Camillo di Christian RoccaUN PROCESSO SURREALE. Tre premier e una Sme. Una storia che imbarazza anche la sinistra

Il processo sulla fallita cessione della Sme negli anni ’80 che si celebra in questi giorni a Milano è per molti versi surreale. Sul banco degli imputati c’è il presidente del Consiglio in carica. Tra i testimoni vi sono il suo predecessore (ora vicepresidente della Costituente europea) e il premier del ’96 (ora al vertice dell’Europa). Tre premier per un unico dibattimento che rischia di passare agli annali come la caricatura più efficace della "rivoluzione giudiziaria italiana". La fotografia più chiara di che cosa sia stata la stagione di Tangentopoli. Per capirlo basta esaminare i fatti.

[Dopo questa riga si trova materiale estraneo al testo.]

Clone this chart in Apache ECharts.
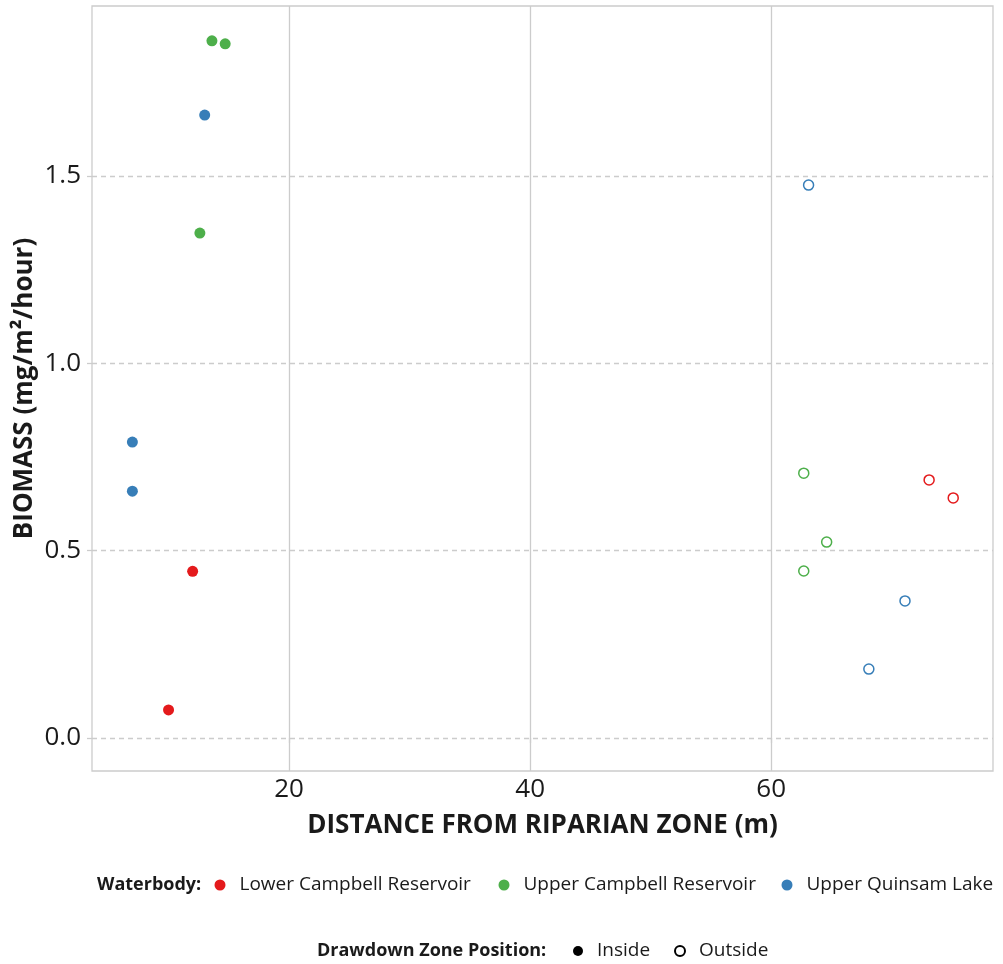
<!DOCTYPE html>
<html>
<head>
<meta charset="utf-8">
<script src="https://cdn.jsdelivr.net/npm/echarts@6/dist/echarts.min.js"></script>
<style>
  html, body { margin: 0; padding: 0; background: #fff; }
  #chart { width: 1003px; height: 964px; }
</style>
</head>
<body>
<div id="chart"></div>
<script>
// Waterbody groups and their colours
const waterbodies = ['Lower Campbell Reservoir', 'Upper Campbell Reservoir', 'Upper Quinsam Lake'];
const colors = ['#E41A1C', '#4DAF4A', '#377EB8'];
const positions = ['Inside', 'Outside'];

// Sampling sites: distance from riparian zone (m), biomass (mg/m²/hour), drawdown zone position
const lowerCampbellDistance = [10.0, 12.0, 73.1, 75.1];
const lowerCampbellBiomass  = [0.075, 0.445, 0.689, 0.641];
const lowerCampbellPosition = ['Inside', 'Inside', 'Outside', 'Outside'];

const upperCampbellDistance = [13.6, 14.7, 12.6, 62.7, 64.6, 62.7];
const upperCampbellBiomass  = [1.861, 1.853, 1.348, 0.707, 0.523, 0.446];
const upperCampbellPosition = ['Inside', 'Inside', 'Inside', 'Outside', 'Outside', 'Outside'];

const quinsamDistance = [7.0, 7.0, 13.0, 63.1, 71.1, 68.1];
const quinsamBiomass  = [0.790, 0.659, 1.663, 1.476, 0.366, 0.184];
const quinsamPosition = ['Inside', 'Inside', 'Inside', 'Outside', 'Outside', 'Outside'];

// Axis ticks
const xTicks = [20, 40, 60];
const yTicks = [0, 0.5, 1.0, 1.5];

const groups = [
  [lowerCampbellDistance, lowerCampbellBiomass, lowerCampbellPosition],
  [upperCampbellDistance, upperCampbellBiomass, upperCampbellPosition],
  [quinsamDistance, quinsamBiomass, quinsamPosition]
];

const textColor = '#1a1a1a';
const font = '"Open Sans", "Liberation Sans", sans-serif';

const series = groups.map((g, i) => ({
  name: waterbodies[i],
  type: 'scatter',
  symbol: 'circle',
  itemStyle: { color: colors[i], opacity: 1 },
  data: g[0].map((x, k) => {
    const inside = g[2][k] === 'Inside';
    return {
      value: [x, g[1][k]],
      symbolSize: inside ? 11 : 10,
      itemStyle: inside
        ? { color: colors[i], borderWidth: 0, opacity: 1 }
        : { color: '#fff', borderColor: colors[i], borderWidth: 1.5, opacity: 1 }
    };
  })
}));

// Empty series that only provide legend keys for drawdown zone position
series.push({
  name: 'Inside', type: 'scatter', symbol: 'circle', data: [],
  itemStyle: { color: '#000', opacity: 1 }
});
series.push({
  name: 'Outside', type: 'scatter', symbol: 'circle', data: [],
  itemStyle: { color: '#fff', borderColor: '#000', borderWidth: 1.2, opacity: 1 }
});

// One legend block per key, so each key sits at its own spot in the footer
function legendItem(name, dotX, centerY, size) {
  return {
    data: [name],
    left: dotX - size / 2,
    top: centerY - 12,
    padding: 0,
    icon: 'circle',
    itemWidth: size, itemHeight: size,
    selectedMode: false,
    textStyle: { fontSize: 19, color: textColor, fontFamily: font,
                 lineHeight: 24, padding: [0, 0, 0, 9] }
  };
}

const chart = echarts.init(document.getElementById('chart'), null, { renderer: 'canvas' });

chart.setOption({
  backgroundColor: '#fff',
  animation: false,
  textStyle: { fontFamily: font },
  grid: { left: 92, top: 6, right: 10, bottom: 193, containLabel: false,
          show: true, borderColor: '#cccccc', borderWidth: 1.3 },
  xAxis: {
    type: 'value',
    min: 3.65, max: 78.4,
    name: 'DISTANCE FROM RIPARIAN ZONE (m)',
    nameLocation: 'middle',
    nameGap: 42,
    nameTextStyle: { fontSize: 26, fontWeight: 'bold', color: textColor, fontFamily: font },
    axisLine: { show: false },
    axisTick: { show: true, length: 5, customValues: xTicks, lineStyle: { color: '#cccccc', width: 1.3 } },
    axisLabel: { customValues: xTicks, fontSize: 26, color: textColor, margin: 6, fontFamily: font },
    splitLine: { show: true, lineStyle: { color: '#cccccc', width: 1.3 } }
  },
  yAxis: {
    type: 'value',
    min: -0.088, max: 1.954,
    name: 'BIOMASS (mg/m²/hour)',
    nameLocation: 'middle',
    nameGap: 54,
    nameMoveOverlap: false,
    nameRotate: 90,
    nameTextStyle: { fontSize: 26, fontWeight: 'bold', color: textColor, fontFamily: font },
    axisLine: { show: false },
    axisTick: { show: true, length: 5, customValues: yTicks, lineStyle: { color: '#cccccc', width: 1.3, type: [5, 4] } },
    axisLabel: { customValues: yTicks, fontSize: 26, color: textColor, margin: 11, fontFamily: font,
                 formatter: v => v.toFixed(1) },
    splitLine: { show: true, lineStyle: { color: '#cccccc', width: 1.3, type: [5, 4] } }
  },
  legend: [
    legendItem(waterbodies[0], 220, 885, 11),
    legendItem(waterbodies[1], 504, 885, 11),
    legendItem(waterbodies[2], 787, 885, 11),
    legendItem(positions[0], 578, 951, 10),
    legendItem(positions[1], 679, 951, 10)
  ],
  graphic: [
    { type: 'text', x: 97, y: 885,
      style: { text: 'Waterbody:', font: 'bold 18px ' + font, fill: textColor, verticalAlign: 'middle' } },
    { type: 'text', x: 317, y: 951,
      style: { text: 'Drawdown Zone Position:', font: 'bold 18px ' + font, fill: textColor, verticalAlign: 'middle' } }
  ],
  series: series
});
</script>
</body>
</html>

Dietro la sigla "processo Sme" c’è la storia della mancata vendita della holding alimentare dello Stato, la Sme appunto, alla Buitoni, ai tempi di Carlo De Benedetti. Romano Prodi, allora presidente dell’Iri, firmò un accordo di vendita con De Benedetti per 393 miliardi. Il premier Bettino Craxi si oppose perché giudicava il prezzo irrisorio. Negli stessi giorni un’altra cordata avanzò una proposta economica più vantaggiosa. Della cordata facevano parte imprenditori del settore come Barilla, Ferrero e la Fininvest dell’amico di Craxi, Berlusconi. Il ministro delle Partecipazioni Statali ordinò di valutare le nuove offerte. De Benedetti cercò di far valere in giudizio il suo preaccordo. Prodi e Amato, sia nel 1985 sia oggi (al di là delle loro "amnesie" largamente tollerate dal presidente del processo), ammisero che senza autorizzazione governativa il precontratto non poteva essere valido. Il giudice Filippo Verde sentenziò l’inefficacia dell’accordo. Gli altri gradi di giudizio confermarono. Fine? Neanche per sogno. I pm milanesi sostengono che la sentenza fu comprata da Berlusconi. Non si spiega, però, che vantaggi ottenne la Fininvest. Chi ne beneficiò fu lo Stato che dalla vendita della Sme (ad altri, nel ’93) incassò duemila miliardi in più. Il reato imputato al Cav. appare del tutto cervellotico. Da qui i diffusi imbarazzi anche negli ambienti più giustizialisti. Che preferiscono concentrarsi sui comportamenti processuali di Cesare Previti, cercando di svicolare sul merito della vicenda.